Tuesday, August 10, 2010

Stepping it up - Stickpins!

f you took my advice and are wearing pocket squares on a day-to-day basis, then you might ask how one is supposed to go about "dressing up."  You can wear a tie, of course, but so is everyone else.  My answer is simple - stickpins.

My great uncle with a
stickpin. ©Corbisimages.com
Back when occasions for dressing up included wearing a three piece suit to the beach, many gentlemen distinguished themselves with stickpins.  Stickpins are long-ish pins, ranging from 1.5" to 3" long with a small, fingernail-sized ornament at the head.  They were typically worn through the tie and shirt, so as to anchor the tie.  Unlike tie pins and tie bars, they are worn much further up, usually just under the dimple of the tie.  A protective back is worn on the point end so as to not bloody your clothes.  If your pin didn't come with one, these "keepers" can easily be purchased new.

Circa 1890, the wearing of stickpins with a tie was considered the norm regardless of your stature or profession.  The tradition started much earlier with the wearing of pins through ascots, and morphed along with popular neckwear.  Stickpins add a little "bling" to your outfit, but in a refined way that chunky gold necklaces and diamond studs in your ears or nose just can't match....

Stickpins can be confused with ascot pins and women's hat pins, so the buyer must be careful.  Here's how you tell the difference:
  • Stickpins are typically about two to three inches long.  If you find one that is longer than three inches, you could be looking at a ladies hat pin.  If you find one shorter than two inches, you may be looking at an ascot pin.  (Ascot pins may be worn as stickpins, so this is less of a concern.)
  • If you look at a stickpin from the side, you should see the pin portion turn 90 degrees before it reaches the ornament.  If it's straight, you have a woman's hat pin.  Give it to the woman of your choosing, or pass on purchasing it.
Stickpin Collector's Book
The ornaments on stickpins come in a vast array of colors, symbols, figures, and shapes.  Many have gemstones, others are carved from stone, some are gold, some are micromosaics.  There can be griffins, swords, armor, cameos, crecents, crowns, dogs, insects, intaglios, horseshoes, political symbols....or just interesting stones and designs.  There are thousands of opportunities to make a statement about your mood or personality in what you choose to wear.  If you want to read up about them, or get an idea on how much they're worth, I'd suggest you purchase the book Collecting Antique Stickpins: Indentification and Value Guide by Jack Kerins and Elynore Kerins.  ©1995 and published by Schroeder Publishing Company.  I paid a couple bucks for my used (but in nice condition) copy.  Also check out a segment of Antiques Roadshow on a fellow's collection of stickpins.

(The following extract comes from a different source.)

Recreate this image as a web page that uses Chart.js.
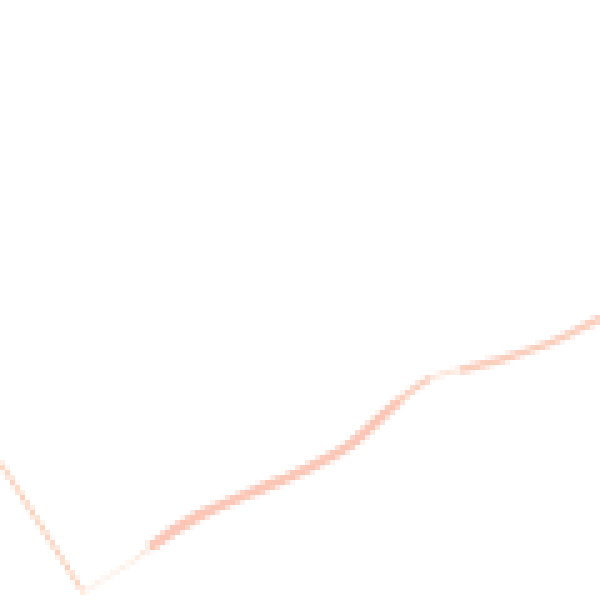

Some tips on wearing them:  First, if you plan to stick it through your tie, be sure to wear a woven tie!  Woven ties hide the holes that stickpins make, and can handle the stress of being stuck multiple times so long as you're careful.  I've always preferred woven ties, but I'll cover that topic another time.  If you insist on wearing printed ties, or if you don't like the look of the stickpin in your tie, another option is to wear them in your jacket lapel.

You can find stickpins in flea markets, on eBay, in antique stores, etc.  Prices can range from $20 to several hundred dollars.  Know what you're buying - several of the stones can be glass or paste (fine, so long as you pay accordingly) and the pins can range from steel to gold plate to solid gold up to about 18 carats.  Again, I'd suggest you get the book mentioned above and do some reading and research on past eBay items before shelling out more than $40 or so.  But try it out and have fun - it will definitely help you bouge things up a bit and stand out in the crowd.